EXERCISE DETAILS: The material below should be written out in full and exactly; pictures stay out of the copy.

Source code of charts

%%

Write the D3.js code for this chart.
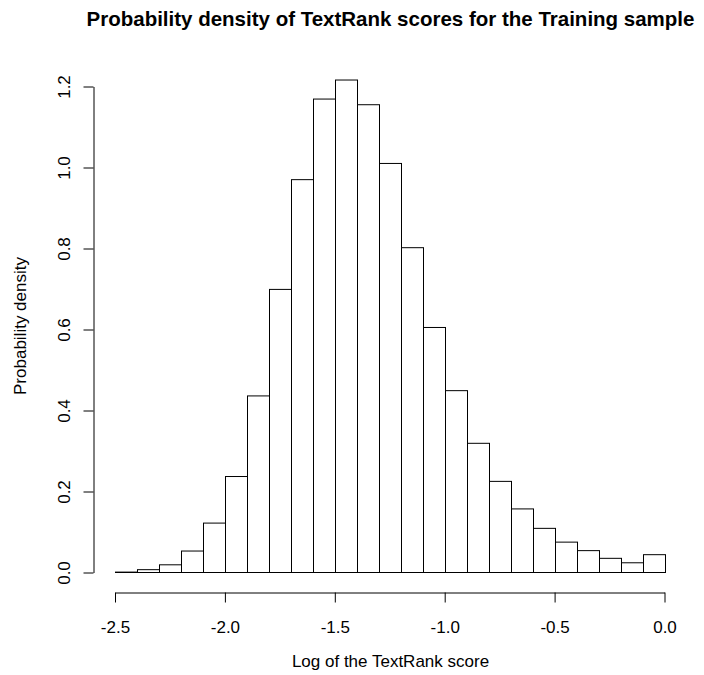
<!DOCTYPE html>
<html>
<head>
<meta charset="utf-8">
<script src="https://cdn.jsdelivr.net/npm/d3@7"></script>
<style>
  body { margin: 0; background: #fff; }
  svg { display: block; font-family: "Liberation Sans", Arial, Helvetica, sans-serif; }
</style>
</head>
<body>
<div id="chart"></div>
<script>
// Histogram bins (width 0.1) and their densities
var binStarts = [-2.5, -2.4, -2.3, -2.2, -2.1, -2.0, -1.9, -1.8, -1.7, -1.6, -1.5, -1.4, -1.3,
                 -1.2, -1.1, -1.0, -0.9, -0.8, -0.7, -0.6, -0.5, -0.4, -0.3, -0.2, -0.1];
var densities = [0.001, 0.007, 0.019, 0.053, 0.122, 0.237, 0.436, 0.699, 0.970, 1.169, 1.216, 1.155, 1.010,
                 0.802, 0.605, 0.449, 0.319, 0.225, 0.157, 0.109, 0.075, 0.054, 0.035, 0.024, 0.044];
var binWidth = 0.1;
var xTicks = [-2.5, -2.0, -1.5, -1.0, -0.5, 0.0];
var yTicks = [0.0, 0.2, 0.4, 0.6, 0.8, 1.0, 1.2];

var width = 704, height = 675;

var svg = d3.select('#chart').append('svg')
    .attr('width', width)
    .attr('height', height);

// Scales
var x = d3.scaleLinear().domain([-2.5, 0]).range([115, 664.5]);
var y = d3.scaleLinear().domain([0, 1.2]).range([572.5, 86.5]);

var axisX = 592.5, // where R puts the axis lines (plot box edge)
    axisY = 93.5,
    plotMid = 390.5; // centre of the plot region, titles sit on it

// R prints plain hyphens, not unicode minus
var fmt = function(d) { return d.toFixed(1); };

// Bars
svg.append('g')
    .selectAll('rect')
    .data(binStarts)
    .enter().append('rect')
    .attr('x', function(d) { return Math.round(x(d)) + 0.5; })
    .attr('y', function(d, i) { return y(densities[i]); })
    .attr('width', function(d) { return Math.round(x(d + binWidth)) - Math.round(x(d)); })
    .attr('height', function(d, i) { return y(0) - y(densities[i]); })
    .attr('fill', '#ffffff')
    .attr('stroke', '#000000')
    .attr('stroke-width', 1);

// X axis
var gx = svg.append('g')
    .attr('transform', 'translate(0,' + axisX + ')')
    .call(d3.axisBottom(x)
        .tickValues(xTicks)
        .tickSize(10)
        .tickSizeOuter(0)
        .tickFormat(fmt));

gx.selectAll('text')
    .attr('y', 0)
    .attr('dy', 0)
    .attr('transform', 'translate(0,40)');

// Y axis
var gy = svg.append('g')
    .attr('transform', 'translate(' + axisY + ',0)')
    .call(d3.axisLeft(y)
        .tickValues(yTicks)
        .tickSize(10)
        .tickSizeOuter(0)
        .tickFormat(fmt));

gy.selectAll('text')
    .attr('x', 0)
    .attr('dy', 0)
    .attr('text-anchor', 'middle')
    .attr('transform', 'translate(-24,0) rotate(-90)');

// Axis styling to look like base R
svg.selectAll('.domain, .tick line')
    .attr('stroke', '#000000')
    .attr('stroke-width', 1);
svg.selectAll('.tick text')
    .attr('fill', '#000000')
    .style('font-size', '17px')
    .style('font-family', '"Liberation Sans", Arial, Helvetica, sans-serif');

// Titles
svg.append('text')
    .attr('x', plotMid).attr('y', 26)
    .attr('text-anchor', 'middle')
    .style('font-size', '20.5px')
    .style('font-weight', 'bold')
    .text('Probability density of TextRank scores for the Training sample');

svg.append('text')
    .attr('x', plotMid).attr('y', 667)
    .attr('text-anchor', 'middle')
    .style('font-size', '17px')
    .text('Log of the TextRank score');

svg.append('text')
    .attr('transform', 'translate(26,326) rotate(-90)')
    .attr('text-anchor', 'middle')
    .style('font-size', '17px')
    .text('Probability density');
</script>
</body>
</html>
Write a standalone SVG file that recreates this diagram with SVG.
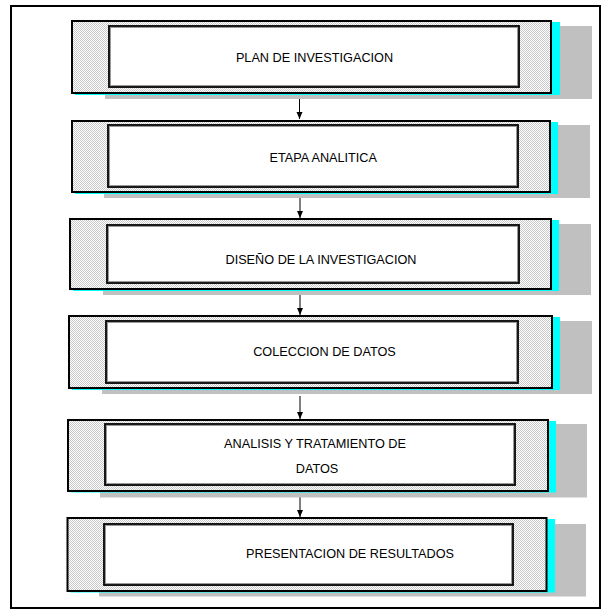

%%

CORRECT RESULT:
Write the D3.js code for this chart.
<!DOCTYPE html>
<html>
<head>
<meta charset="utf-8">
<script src="https://cdn.jsdelivr.net/npm/d3@7"></script>
<style>
  body { margin: 0; background: #fff; }
  svg { display: block; font-family: "Liberation Sans", Arial, Helvetica, sans-serif; }
</style>
</head>
<body>
<div id="chart"></div>
<script>
// Histogram bins (width 0.1) and their densities
var binStarts = [-2.5, -2.4, -2.3, -2.2, -2.1, -2.0, -1.9, -1.8, -1.7, -1.6, -1.5, -1.4, -1.3,
                 -1.2, -1.1, -1.0, -0.9, -0.8, -0.7, -0.6, -0.5, -0.4, -0.3, -0.2, -0.1];
var densities = [0.001, 0.007, 0.019, 0.053, 0.122, 0.237, 0.436, 0.699, 0.970, 1.169, 1.216, 1.155, 1.010,
                 0.802, 0.605, 0.449, 0.319, 0.225, 0.157, 0.109, 0.075, 0.054, 0.035, 0.024, 0.044];
var binWidth = 0.1;
var xTicks = [-2.5, -2.0, -1.5, -1.0, -0.5, 0.0];
var yTicks = [0.0, 0.2, 0.4, 0.6, 0.8, 1.0, 1.2];

var width = 704, height = 675;

var svg = d3.select('#chart').append('svg')
    .attr('width', width)
    .attr('height', height);

// Scales
var x = d3.scaleLinear().domain([-2.5, 0]).range([115, 664.5]);
var y = d3.scaleLinear().domain([0, 1.2]).range([572.5, 86.5]);

var axisX = 592.5, // where R puts the axis lines (plot box edge)
    axisY = 93.5,
    plotMid = 390.5; // centre of the plot region, titles sit on it

// R prints plain hyphens, not unicode minus
var fmt = function(d) { return d.toFixed(1); };

// Bars
svg.append('g')
    .selectAll('rect')
    .data(binStarts)
    .enter().append('rect')
    .attr('x', function(d) { return Math.round(x(d)) + 0.5; })
    .attr('y', function(d, i) { return y(densities[i]); })
    .attr('width', function(d) { return Math.round(x(d + binWidth)) - Math.round(x(d)); })
    .attr('height', function(d, i) { return y(0) - y(densities[i]); })
    .attr('fill', '#ffffff')
    .attr('stroke', '#000000')
    .attr('stroke-width', 1);

// X axis
var gx = svg.append('g')
    .attr('transform', 'translate(0,' + axisX + ')')
    .call(d3.axisBottom(x)
        .tickValues(xTicks)
        .tickSize(10)
        .tickSizeOuter(0)
        .tickFormat(fmt));

gx.selectAll('text')
    .attr('y', 0)
    .attr('dy', 0)
    .attr('transform', 'translate(0,40)');

// Y axis
var gy = svg.append('g')
    .attr('transform', 'translate(' + axisY + ',0)')
    .call(d3.axisLeft(y)
        .tickValues(yTicks)
        .tickSize(10)
        .tickSizeOuter(0)
        .tickFormat(fmt));

gy.selectAll('text')
    .attr('x', 0)
    .attr('dy', 0)
    .attr('text-anchor', 'middle')
    .attr('transform', 'translate(-24,0) rotate(-90)');

// Axis styling to look like base R
svg.selectAll('.domain, .tick line')
    .attr('stroke', '#000000')
    .attr('stroke-width', 1);
svg.selectAll('.tick text')
    .attr('fill', '#000000')
    .style('font-size', '17px')
    .style('font-family', '"Liberation Sans", Arial, Helvetica, sans-serif');

// Titles
svg.append('text')
    .attr('x', plotMid).attr('y', 26)
    .attr('text-anchor', 'middle')
    .style('font-size', '20.5px')
    .style('font-weight', 'bold')
    .text('Probability density of TextRank scores for the Training sample');

svg.append('text')
    .attr('x', plotMid).attr('y', 667)
    .attr('text-anchor', 'middle')
    .style('font-size', '17px')
    .text('Log of the TextRank score');

svg.append('text')
    .attr('transform', 'translate(26,326) rotate(-90)')
    .attr('text-anchor', 'middle')
    .style('font-size', '17px')
    .text('Probability density');
</script>
</body>
</html>
Write a standalone SVG file that recreates this diagram with SVG.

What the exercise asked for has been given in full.